Certaines des connaissances d’Aaron lui permettent de positionner un corps dans un ensemble et de les rattacher correctement (j’entends par là qu’il est capable de joindre chaque partie du corps) tandis que d’autres des règles préscritent lui permettent de dessiner sans limites, comme un véritable artiste !
Il connait cependant peu de choses du monde humain (soit monde sensibles pour les plus philosophes d’entre nous) il reconnait les formes humaines, les plantes, les arbres et des objets peu complexes comme une table ou une boîte. Alors que, en principe, les chercheurs auraient sûrement fait en sorte de lui apprendre à reconnaitre d’autres objets, Mr Cohen l’artiste qui lui a inculqué ses règles s’est concentré sur la qualité de ses dessins.
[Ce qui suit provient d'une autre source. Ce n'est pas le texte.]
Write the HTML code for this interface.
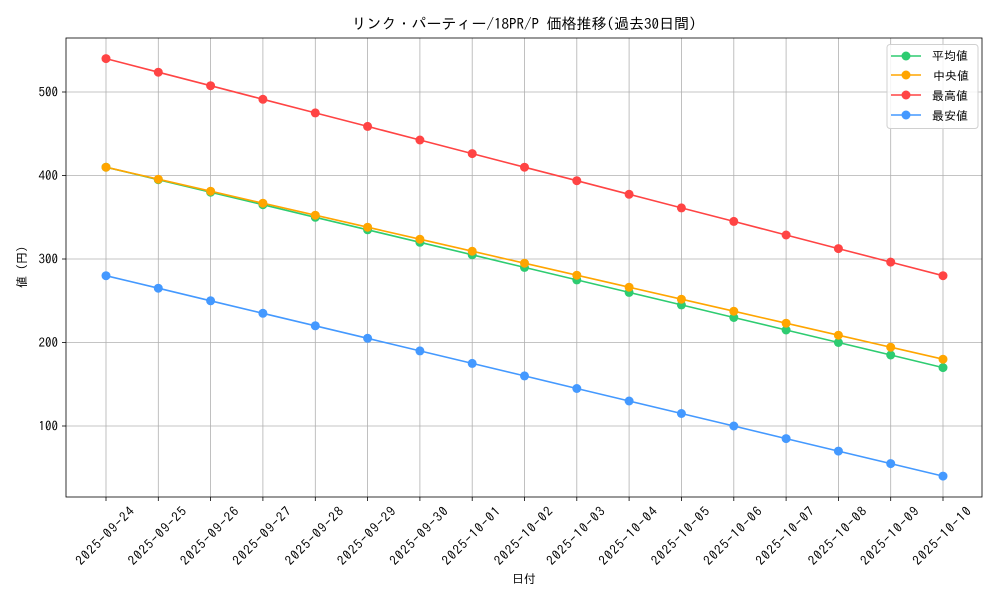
<!DOCTYPE html>
<html><head><meta charset="utf-8"><style>
body{margin:0;background:#fff}
svg text{font-family:"IPAGothic","Noto Sans CJK JP",monospace;fill:#000}
</style></head><body>
<svg width="1000" height="600" xmlns="http://www.w3.org/2000/svg">
<rect width="1000" height="600" fill="#fff"/>
<g stroke="#b0b0b0" stroke-width="0.8">
<line x1="106" y1="38" x2="106" y2="497"/><line x1="158.3" y1="38" x2="158.3" y2="497"/><line x1="210.6" y1="38" x2="210.6" y2="497"/><line x1="262.9" y1="38" x2="262.9" y2="497"/><line x1="315.3" y1="38" x2="315.3" y2="497"/><line x1="367.6" y1="38" x2="367.6" y2="497"/><line x1="419.9" y1="38" x2="419.9" y2="497"/><line x1="472.2" y1="38" x2="472.2" y2="497"/><line x1="524.5" y1="38" x2="524.5" y2="497"/><line x1="576.8" y1="38" x2="576.8" y2="497"/><line x1="629.1" y1="38" x2="629.1" y2="497"/><line x1="681.4" y1="38" x2="681.4" y2="497"/><line x1="733.8" y1="38" x2="733.8" y2="497"/><line x1="786.1" y1="38" x2="786.1" y2="497"/><line x1="838.4" y1="38" x2="838.4" y2="497"/><line x1="890.7" y1="38" x2="890.7" y2="497"/><line x1="943" y1="38" x2="943" y2="497"/>
<line x1="66" y1="92" x2="982" y2="92"/><line x1="66" y1="175.5" x2="982" y2="175.5"/><line x1="66" y1="259" x2="982" y2="259"/><line x1="66" y1="342.5" x2="982" y2="342.5"/><line x1="66" y1="426" x2="982" y2="426"/>
</g>
<rect x="66" y="38" width="916" height="459" fill="none" stroke="#000" stroke-width="0.8"/>
<g stroke="#000" stroke-width="0.8">
<line x1="62" y1="92" x2="66" y2="92"/><line x1="62" y1="175.5" x2="66" y2="175.5"/><line x1="62" y1="259" x2="66" y2="259"/><line x1="62" y1="342.5" x2="66" y2="342.5"/><line x1="62" y1="426" x2="66" y2="426"/>
<line x1="106" y1="497" x2="106" y2="501"/><line x1="158.3" y1="497" x2="158.3" y2="501"/><line x1="210.6" y1="497" x2="210.6" y2="501"/><line x1="262.9" y1="497" x2="262.9" y2="501"/><line x1="315.3" y1="497" x2="315.3" y2="501"/><line x1="367.6" y1="497" x2="367.6" y2="501"/><line x1="419.9" y1="497" x2="419.9" y2="501"/><line x1="472.2" y1="497" x2="472.2" y2="501"/><line x1="524.5" y1="497" x2="524.5" y2="501"/><line x1="576.8" y1="497" x2="576.8" y2="501"/><line x1="629.1" y1="497" x2="629.1" y2="501"/><line x1="681.4" y1="497" x2="681.4" y2="501"/><line x1="733.8" y1="497" x2="733.8" y2="501"/><line x1="786.1" y1="497" x2="786.1" y2="501"/><line x1="838.4" y1="497" x2="838.4" y2="501"/><line x1="890.7" y1="497" x2="890.7" y2="501"/><line x1="943" y1="497" x2="943" y2="501"/>
</g>
<g font-size="13" text-anchor="end">
<text x="58" y="96.5">500</text><text x="58" y="180">400</text><text x="58" y="263.5">300</text><text x="58" y="347">200</text><text x="58" y="430.5">100</text>
</g>
<g font-size="13" text-anchor="middle" dominant-baseline="central">
<text transform="translate(105,536) rotate(-45)" textLength="76">2025-09-24</text>
<text transform="translate(157.3,536) rotate(-45)" textLength="76">2025-09-25</text>
<text transform="translate(209.6,536) rotate(-45)" textLength="76">2025-09-26</text>
<text transform="translate(261.9,536) rotate(-45)" textLength="76">2025-09-27</text>
<text transform="translate(314.3,536) rotate(-45)" textLength="76">2025-09-28</text>
<text transform="translate(366.6,536) rotate(-45)" textLength="76">2025-09-29</text>
<text transform="translate(418.9,536) rotate(-45)" textLength="76">2025-09-30</text>
<text transform="translate(471.2,536) rotate(-45)" textLength="76">2025-10-01</text>
<text transform="translate(523.5,536) rotate(-45)" textLength="76">2025-10-02</text>
<text transform="translate(575.8,536) rotate(-45)" textLength="76">2025-10-03</text>
<text transform="translate(628.1,536) rotate(-45)" textLength="76">2025-10-04</text>
<text transform="translate(680.4,536) rotate(-45)" textLength="76">2025-10-05</text>
<text transform="translate(732.8,536) rotate(-45)" textLength="76">2025-10-06</text>
<text transform="translate(785.1,536) rotate(-45)" textLength="76">2025-10-07</text>
<text transform="translate(837.4,536) rotate(-45)" textLength="76">2025-10-08</text>
<text transform="translate(889.7,536) rotate(-45)" textLength="76">2025-10-09</text>
<text transform="translate(942,536) rotate(-45)" textLength="76">2025-10-10</text>
</g>
<text x="524" y="583" font-size="12" text-anchor="middle">日付</text>
<text transform="translate(26,267) rotate(-90)" font-size="12" text-anchor="middle">値 (円)</text>
<text x="524" y="29" font-size="15" text-anchor="middle">リンク・パーティー/18PR/P 価格推移(過去30日間)</text>
<g fill="none" stroke-width="1.6">
<polyline stroke="#2ecc71" points="106,167.2 158.3,179.7 210.6,192.2 262.9,204.7 315.3,217.3 367.6,229.8 419.9,242.3 472.2,254.8 524.5,267.4 576.8,279.9 629.1,292.4 681.4,304.9 733.8,317.5 786.1,330 838.4,342.5 890.7,355 943,367.6"/>
<polyline stroke="#ffa500" points="106,167.2 158.3,179.2 210.6,191.2 262.9,203.2 315.3,215.2 367.6,227.2 419.9,239.2 472.2,251.2 524.5,263.2 576.8,275.2 629.1,287.2 681.4,299.2 733.8,311.2 786.1,323.2 838.4,335.2 890.7,347.2 943,359.2"/>
<polyline stroke="#ff4444" points="106,58.6 158.3,72.2 210.6,85.7 262.9,99.3 315.3,112.9 367.6,126.4 419.9,140 472.2,153.6 524.5,167.2 576.8,180.7 629.1,194.3 681.4,207.9 733.8,221.4 786.1,235 838.4,248.6 890.7,262.1 943,275.7"/>
<polyline stroke="#4499ff" points="106,275.7 158.3,288.2 210.6,300.8 262.9,313.3 315.3,325.8 367.6,338.3 419.9,350.9 472.2,363.4 524.5,375.9 576.8,388.5 629.1,401 681.4,413.5 733.8,426 786.1,438.6 838.4,451.1 890.7,463.6 943,476.1"/>
</g>
<g fill="#2ecc71">
<circle cx="106" cy="167.2" r="4.5"/><circle cx="158.3" cy="179.7" r="4.5"/><circle cx="210.6" cy="192.2" r="4.5"/><circle cx="262.9" cy="204.7" r="4.5"/><circle cx="315.3" cy="217.3" r="4.5"/><circle cx="367.6" cy="229.8" r="4.5"/><circle cx="419.9" cy="242.3" r="4.5"/><circle cx="472.2" cy="254.8" r="4.5"/><circle cx="524.5" cy="267.4" r="4.5"/><circle cx="576.8" cy="279.9" r="4.5"/><circle cx="629.1" cy="292.4" r="4.5"/><circle cx="681.4" cy="304.9" r="4.5"/><circle cx="733.8" cy="317.5" r="4.5"/><circle cx="786.1" cy="330" r="4.5"/><circle cx="838.4" cy="342.5" r="4.5"/><circle cx="890.7" cy="355" r="4.5"/><circle cx="943" cy="367.6" r="4.5"/>
</g>
<g fill="#ffa500">
<circle cx="106" cy="167.2" r="4.5"/><circle cx="158.3" cy="179.2" r="4.5"/><circle cx="210.6" cy="191.2" r="4.5"/><circle cx="262.9" cy="203.2" r="4.5"/><circle cx="315.3" cy="215.2" r="4.5"/><circle cx="367.6" cy="227.2" r="4.5"/><circle cx="419.9" cy="239.2" r="4.5"/><circle cx="472.2" cy="251.2" r="4.5"/><circle cx="524.5" cy="263.2" r="4.5"/><circle cx="576.8" cy="275.2" r="4.5"/><circle cx="629.1" cy="287.2" r="4.5"/><circle cx="681.4" cy="299.2" r="4.5"/><circle cx="733.8" cy="311.2" r="4.5"/><circle cx="786.1" cy="323.2" r="4.5"/><circle cx="838.4" cy="335.2" r="4.5"/><circle cx="890.7" cy="347.2" r="4.5"/><circle cx="943" cy="359.2" r="4.5"/>
</g>
<g fill="#ff4444">
<circle cx="106" cy="58.6" r="4.5"/><circle cx="158.3" cy="72.2" r="4.5"/><circle cx="210.6" cy="85.7" r="4.5"/><circle cx="262.9" cy="99.3" r="4.5"/><circle cx="315.3" cy="112.9" r="4.5"/><circle cx="367.6" cy="126.4" r="4.5"/><circle cx="419.9" cy="140" r="4.5"/><circle cx="472.2" cy="153.6" r="4.5"/><circle cx="524.5" cy="167.2" r="4.5"/><circle cx="576.8" cy="180.7" r="4.5"/><circle cx="629.1" cy="194.3" r="4.5"/><circle cx="681.4" cy="207.9" r="4.5"/><circle cx="733.8" cy="221.4" r="4.5"/><circle cx="786.1" cy="235" r="4.5"/><circle cx="838.4" cy="248.6" r="4.5"/><circle cx="890.7" cy="262.1" r="4.5"/><circle cx="943" cy="275.7" r="4.5"/>
</g>
<g fill="#4499ff">
<circle cx="106" cy="275.7" r="4.5"/><circle cx="158.3" cy="288.2" r="4.5"/><circle cx="210.6" cy="300.8" r="4.5"/><circle cx="262.9" cy="313.3" r="4.5"/><circle cx="315.3" cy="325.8" r="4.5"/><circle cx="367.6" cy="338.3" r="4.5"/><circle cx="419.9" cy="350.9" r="4.5"/><circle cx="472.2" cy="363.4" r="4.5"/><circle cx="524.5" cy="375.9" r="4.5"/><circle cx="576.8" cy="388.5" r="4.5"/><circle cx="629.1" cy="401" r="4.5"/><circle cx="681.4" cy="413.5" r="4.5"/><circle cx="733.8" cy="426" r="4.5"/><circle cx="786.1" cy="438.6" r="4.5"/><circle cx="838.4" cy="451.1" r="4.5"/><circle cx="890.7" cy="463.6" r="4.5"/><circle cx="943" cy="476.1" r="4.5"/>
</g>
<rect x="887" y="44.5" width="91" height="84" rx="3" fill="#fff" fill-opacity="0.85" stroke="#d0d0d0" stroke-width="1"/>
<g stroke-width="1.6">
<line x1="891" y1="56" x2="921" y2="56" stroke="#2ecc71"/><circle cx="906" cy="56" r="4.5" fill="#2ecc71"/>
<line x1="891" y1="75" x2="921" y2="75" stroke="#ffa500"/><circle cx="906" cy="75" r="4.5" fill="#ffa500"/>
<line x1="891" y1="95" x2="921" y2="95" stroke="#ff4444"/><circle cx="906" cy="95" r="4.5" fill="#ff4444"/>
<line x1="891" y1="115" x2="921" y2="115" stroke="#4499ff"/><circle cx="906" cy="115" r="4.5" fill="#4499ff"/>
</g>
<g font-size="12">
<text x="932" y="60">平均値</text><text x="933" y="80">中央値</text><text x="932" y="100">最高値</text><text x="932" y="120">最安値</text>
</g>
</svg>
</body></html>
Il fut même un très bon élève ! « Aaron est désormais un coloriste de classe mondiale ! Il a même plus d’audace dans le choix des couleurs que moi je n’en ai ! » affirme-t-il à la BBC.
Des années durant, Cohen s’est posé de nombreuses questions à propos de leurs partenariats. Dans un premier temps, il a décidé d’abandonner la machine qui avait déjà reçu le nom de Aaron. C’était, selon ses dires, trop encombrant et avait reçu de trop nombreux commentaires sur le fait que le projet soit un robot et non un programme intelligent, ce qui l’iritait. Dans le même temps, il avait aussi de gros doutes concernant le robot : il devenait rapidement indépendant (du fait qu’il ait assimilé les « règles » de l’art) mais se confrontait aussi à de grosses limites !
« J’ai rêvé d’un algorithme très simple et qui, obligatoirement, incarne un grand nombre de connaissance, mais quand j’ai regardé le résultat, je ne me rappelle pas l’avoir fait parce que je ne l’ai pas terminé » dit-il, toujours à la BBC.
« Il n’a plus besoin de moi désormais, je n’ai jamais voulu tout laisser faire à la machine mais petit à petit qu’elle pouvait se débrouiller sans moi » » C’est devenu assez autonome pour gêner le mec qui à écrit le programme ».
Ce qui était à la base était un projet d’équipe était en train de devenir quelque chose d’autre à part entière.
« Les oeuvres d’arts sont comme les enfants, ils vont explorer le monde mais vous avez toujours un lien avec eux, et moi j’ai perdu ce lien. Je me sens comme mis à la porte »
En même temps, il était clair qu’Aaron, bien qu’excellant dans la coloration, ne sera jamais vraiment créatif.
« Il n’était pas si autonome que ça, et la petite dose d’autonomie que possédait Aaron n’était relative qu’à la couleur » dit Mr Cohen.
Cela le mena à se poser la question de quoi est vraiment capable une Intelligence Artificielle créative. « Je ne dénie pas la possibilité que, à un moment dans le futur, un machine pourra faire quelque chose se rapprochant de l’art mais cela sera beaucoup plus complexe qu’apprendre à une voiture à conduire dans une ville sans conducteur, et ça n’arrivera pas mercredi prochain ou même dans ce qui reste de ce siècle » termine-t-il dans son interview avec la BBC.
Aujourd’hui, le partenariat est « bien vivant et se porte bien » mais a changé : Aaron se concentre sur le remplissage, les couleurs tandis que Mr Cohen peint. Et de nos jours, il le fait de manière digitale en utilisant un écran tactile plutôt qu’une vraie toile au lieu de faire un signe de la tête à la machine qu’il a créé.